Currently, there are 91 Asia-focused private equity funds on the road with an allocation to cleantech, which includes clean technology, renewable energy and environmental services. These funds are targeting an aggregate $17.7bn in capital commitments and, to date, close to half of these funds (47%) have held an interim close, collectively raising $4.6bn in commitments. Nineteen percent of these vehicles seek to invest exclusively in cleantech and the remainder have an allocation to other sectors within their remit.
The vast majority of Asia-focused private equity funds on the road with an allocation to cleantech are managed by Asia-based fund managers (84%), while the remaining vehicles are managed by fund managers based in France, the US, the UK, Israel, Bahrain and Spain. In terms of geographies, 63% of these vehicles are country-specific, investing in countries such as China, India, Vietnam and Japan. The remaining vehicles allocate capital regionally, in areas such as ASEAN and Australasia.
By aggregate target size, growth vehicles (61%) account for the majority of Asia-focused private equity funds on the road with an allocation to cleantech. This is followed by venture capital and buyout vehicles which account for 21% and 7% of aggregate target size respectively. Balanced and natural resources vehicles account for 4% of aggregate targeted commitments each and the remainder is accounted for by mezzanine vehicles.
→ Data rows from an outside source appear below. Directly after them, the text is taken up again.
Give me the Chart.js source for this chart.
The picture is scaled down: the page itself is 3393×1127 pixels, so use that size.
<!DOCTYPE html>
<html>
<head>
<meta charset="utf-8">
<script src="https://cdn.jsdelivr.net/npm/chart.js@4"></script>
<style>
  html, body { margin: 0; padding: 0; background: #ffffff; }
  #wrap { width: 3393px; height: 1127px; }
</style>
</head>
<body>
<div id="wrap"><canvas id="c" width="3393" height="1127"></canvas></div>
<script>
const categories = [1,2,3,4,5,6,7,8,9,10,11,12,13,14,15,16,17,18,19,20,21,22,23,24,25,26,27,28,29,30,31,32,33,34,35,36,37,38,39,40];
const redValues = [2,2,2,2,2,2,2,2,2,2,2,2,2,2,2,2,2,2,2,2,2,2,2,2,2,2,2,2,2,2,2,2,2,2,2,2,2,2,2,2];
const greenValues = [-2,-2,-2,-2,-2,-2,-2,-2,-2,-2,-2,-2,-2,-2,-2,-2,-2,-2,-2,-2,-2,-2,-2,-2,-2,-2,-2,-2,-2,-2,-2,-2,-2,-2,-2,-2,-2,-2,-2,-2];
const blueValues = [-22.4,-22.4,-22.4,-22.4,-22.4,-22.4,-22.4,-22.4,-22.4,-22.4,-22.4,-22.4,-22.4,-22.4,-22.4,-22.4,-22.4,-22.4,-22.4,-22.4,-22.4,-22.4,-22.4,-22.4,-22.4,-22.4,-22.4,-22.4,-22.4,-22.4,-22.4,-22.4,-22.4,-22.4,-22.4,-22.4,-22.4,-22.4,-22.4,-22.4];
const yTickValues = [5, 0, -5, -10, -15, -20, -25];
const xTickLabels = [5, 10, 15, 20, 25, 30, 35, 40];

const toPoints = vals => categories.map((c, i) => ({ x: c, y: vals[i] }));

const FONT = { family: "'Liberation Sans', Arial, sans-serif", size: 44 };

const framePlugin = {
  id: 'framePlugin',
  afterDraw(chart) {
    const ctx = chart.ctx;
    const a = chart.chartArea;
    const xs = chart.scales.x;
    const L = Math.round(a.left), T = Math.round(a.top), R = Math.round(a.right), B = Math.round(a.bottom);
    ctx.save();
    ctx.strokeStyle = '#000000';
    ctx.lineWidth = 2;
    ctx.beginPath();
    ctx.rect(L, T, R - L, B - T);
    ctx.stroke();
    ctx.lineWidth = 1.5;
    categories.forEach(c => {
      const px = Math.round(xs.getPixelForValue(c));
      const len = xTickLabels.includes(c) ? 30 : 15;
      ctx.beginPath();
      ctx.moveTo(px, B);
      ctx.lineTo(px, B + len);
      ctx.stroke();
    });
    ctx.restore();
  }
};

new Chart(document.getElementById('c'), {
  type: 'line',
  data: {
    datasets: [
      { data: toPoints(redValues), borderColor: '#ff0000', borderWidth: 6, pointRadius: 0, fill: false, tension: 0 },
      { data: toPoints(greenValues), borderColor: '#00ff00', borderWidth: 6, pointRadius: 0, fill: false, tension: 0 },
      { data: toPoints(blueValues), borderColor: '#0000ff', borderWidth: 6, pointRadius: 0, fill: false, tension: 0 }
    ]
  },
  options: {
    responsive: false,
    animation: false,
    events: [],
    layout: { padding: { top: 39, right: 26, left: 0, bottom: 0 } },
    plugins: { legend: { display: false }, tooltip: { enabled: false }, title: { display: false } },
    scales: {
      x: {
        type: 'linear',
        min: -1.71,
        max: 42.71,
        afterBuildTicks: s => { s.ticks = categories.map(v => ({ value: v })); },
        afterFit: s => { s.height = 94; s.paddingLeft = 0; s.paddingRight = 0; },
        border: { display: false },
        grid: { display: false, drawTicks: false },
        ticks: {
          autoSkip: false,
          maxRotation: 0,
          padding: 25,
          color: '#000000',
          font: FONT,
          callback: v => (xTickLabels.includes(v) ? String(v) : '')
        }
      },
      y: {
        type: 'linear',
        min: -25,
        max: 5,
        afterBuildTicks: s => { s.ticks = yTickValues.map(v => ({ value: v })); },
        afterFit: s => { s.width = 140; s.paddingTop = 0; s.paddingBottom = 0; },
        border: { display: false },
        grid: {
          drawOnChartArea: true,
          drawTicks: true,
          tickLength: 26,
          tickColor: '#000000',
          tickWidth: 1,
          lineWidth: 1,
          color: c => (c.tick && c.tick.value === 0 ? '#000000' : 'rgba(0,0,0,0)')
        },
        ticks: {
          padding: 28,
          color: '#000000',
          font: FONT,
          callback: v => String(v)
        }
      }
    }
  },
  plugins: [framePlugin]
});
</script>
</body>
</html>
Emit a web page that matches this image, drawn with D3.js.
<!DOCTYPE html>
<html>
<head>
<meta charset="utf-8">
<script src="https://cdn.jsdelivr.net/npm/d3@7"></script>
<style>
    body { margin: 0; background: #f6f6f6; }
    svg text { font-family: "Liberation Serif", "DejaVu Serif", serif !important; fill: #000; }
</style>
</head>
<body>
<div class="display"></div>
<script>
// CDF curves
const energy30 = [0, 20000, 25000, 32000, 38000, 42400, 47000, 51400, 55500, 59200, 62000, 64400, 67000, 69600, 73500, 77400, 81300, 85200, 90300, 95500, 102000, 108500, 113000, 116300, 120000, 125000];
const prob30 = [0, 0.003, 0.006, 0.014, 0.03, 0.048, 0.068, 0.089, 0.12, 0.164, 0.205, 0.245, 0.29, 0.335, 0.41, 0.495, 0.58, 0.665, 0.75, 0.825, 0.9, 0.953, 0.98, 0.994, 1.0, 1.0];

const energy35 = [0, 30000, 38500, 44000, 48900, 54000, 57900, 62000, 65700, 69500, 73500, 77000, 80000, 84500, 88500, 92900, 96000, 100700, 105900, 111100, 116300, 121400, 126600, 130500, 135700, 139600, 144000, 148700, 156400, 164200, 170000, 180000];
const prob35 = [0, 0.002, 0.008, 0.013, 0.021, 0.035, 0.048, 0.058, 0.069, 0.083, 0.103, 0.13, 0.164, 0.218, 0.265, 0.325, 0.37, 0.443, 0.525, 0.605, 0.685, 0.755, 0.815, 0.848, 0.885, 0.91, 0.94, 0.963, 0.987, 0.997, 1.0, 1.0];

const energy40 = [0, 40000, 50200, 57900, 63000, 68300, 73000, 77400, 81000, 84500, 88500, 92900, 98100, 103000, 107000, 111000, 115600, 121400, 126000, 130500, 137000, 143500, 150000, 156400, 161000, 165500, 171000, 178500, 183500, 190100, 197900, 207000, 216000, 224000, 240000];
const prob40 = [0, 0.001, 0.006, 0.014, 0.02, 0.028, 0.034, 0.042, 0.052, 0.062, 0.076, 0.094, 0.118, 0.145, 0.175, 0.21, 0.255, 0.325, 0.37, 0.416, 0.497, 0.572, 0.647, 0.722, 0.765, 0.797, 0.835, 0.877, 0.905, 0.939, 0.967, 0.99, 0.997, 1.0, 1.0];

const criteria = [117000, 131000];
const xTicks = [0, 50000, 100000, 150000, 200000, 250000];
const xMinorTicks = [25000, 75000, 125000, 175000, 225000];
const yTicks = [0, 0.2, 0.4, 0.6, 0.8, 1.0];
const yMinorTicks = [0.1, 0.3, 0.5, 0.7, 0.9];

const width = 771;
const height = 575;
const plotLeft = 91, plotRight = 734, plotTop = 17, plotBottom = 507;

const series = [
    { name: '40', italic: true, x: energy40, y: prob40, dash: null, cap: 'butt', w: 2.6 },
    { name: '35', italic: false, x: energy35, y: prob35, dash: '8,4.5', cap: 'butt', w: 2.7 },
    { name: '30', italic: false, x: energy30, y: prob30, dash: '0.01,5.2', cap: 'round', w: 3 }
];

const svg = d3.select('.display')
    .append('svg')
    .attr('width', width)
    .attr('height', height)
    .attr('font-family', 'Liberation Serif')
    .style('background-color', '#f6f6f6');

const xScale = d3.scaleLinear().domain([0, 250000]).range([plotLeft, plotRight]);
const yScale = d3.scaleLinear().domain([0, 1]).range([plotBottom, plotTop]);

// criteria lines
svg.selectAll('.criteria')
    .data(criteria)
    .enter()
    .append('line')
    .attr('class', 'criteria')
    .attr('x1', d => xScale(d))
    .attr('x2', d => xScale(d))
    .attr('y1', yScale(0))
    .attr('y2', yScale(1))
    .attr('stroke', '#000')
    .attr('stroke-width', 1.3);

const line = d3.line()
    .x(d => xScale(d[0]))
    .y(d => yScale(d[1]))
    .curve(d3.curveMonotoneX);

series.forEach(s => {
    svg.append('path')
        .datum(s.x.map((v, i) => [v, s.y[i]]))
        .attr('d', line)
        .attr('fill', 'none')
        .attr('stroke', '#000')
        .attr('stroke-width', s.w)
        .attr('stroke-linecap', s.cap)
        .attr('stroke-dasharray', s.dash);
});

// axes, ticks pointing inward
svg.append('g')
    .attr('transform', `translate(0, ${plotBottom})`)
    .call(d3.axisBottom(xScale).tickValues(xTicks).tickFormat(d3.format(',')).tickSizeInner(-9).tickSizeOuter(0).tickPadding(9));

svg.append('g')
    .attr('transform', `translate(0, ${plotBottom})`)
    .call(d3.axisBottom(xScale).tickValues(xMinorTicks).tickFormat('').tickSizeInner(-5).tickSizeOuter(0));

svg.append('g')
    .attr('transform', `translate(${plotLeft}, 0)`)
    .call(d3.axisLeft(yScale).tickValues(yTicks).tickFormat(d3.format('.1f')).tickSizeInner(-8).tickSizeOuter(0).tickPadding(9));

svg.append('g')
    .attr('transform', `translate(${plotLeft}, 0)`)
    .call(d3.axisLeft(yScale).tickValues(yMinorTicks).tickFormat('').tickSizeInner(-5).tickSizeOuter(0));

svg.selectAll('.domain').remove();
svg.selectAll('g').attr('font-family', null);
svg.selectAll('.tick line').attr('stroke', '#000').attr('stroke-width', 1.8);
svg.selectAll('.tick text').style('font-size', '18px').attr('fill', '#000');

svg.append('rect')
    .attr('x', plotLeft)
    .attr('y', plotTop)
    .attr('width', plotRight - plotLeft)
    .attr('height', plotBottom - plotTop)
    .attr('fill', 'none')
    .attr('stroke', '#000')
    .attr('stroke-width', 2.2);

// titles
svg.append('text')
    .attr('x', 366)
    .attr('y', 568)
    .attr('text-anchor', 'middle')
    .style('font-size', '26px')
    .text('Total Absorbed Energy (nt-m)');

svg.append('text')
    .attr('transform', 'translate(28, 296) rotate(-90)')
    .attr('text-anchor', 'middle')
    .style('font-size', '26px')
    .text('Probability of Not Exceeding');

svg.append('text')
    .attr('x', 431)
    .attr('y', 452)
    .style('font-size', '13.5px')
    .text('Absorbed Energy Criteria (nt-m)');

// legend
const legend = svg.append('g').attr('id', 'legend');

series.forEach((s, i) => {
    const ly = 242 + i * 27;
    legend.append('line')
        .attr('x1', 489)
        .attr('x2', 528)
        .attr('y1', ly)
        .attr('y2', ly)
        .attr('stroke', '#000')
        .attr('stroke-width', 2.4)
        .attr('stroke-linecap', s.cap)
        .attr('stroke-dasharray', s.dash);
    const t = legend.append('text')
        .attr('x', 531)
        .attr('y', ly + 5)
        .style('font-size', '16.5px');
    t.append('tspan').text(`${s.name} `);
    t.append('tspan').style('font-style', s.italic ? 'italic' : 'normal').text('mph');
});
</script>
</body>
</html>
The largest Asia-focused private equity fund on the road with an allocation to cleantech is Blue Economic Zone Industrial Investment Fund I. The fund targets $1.2bn and recently held a first close, raising approximately half the capital it seeks. Blue Economic Zone Industrial Investment Fund I is managed by China-based fund manager China Bright Stone Investment Management Group. The fund provides growth capital investments to Chinese companies operating in a wide range of industries, including clean technology, shipping and energy sectors.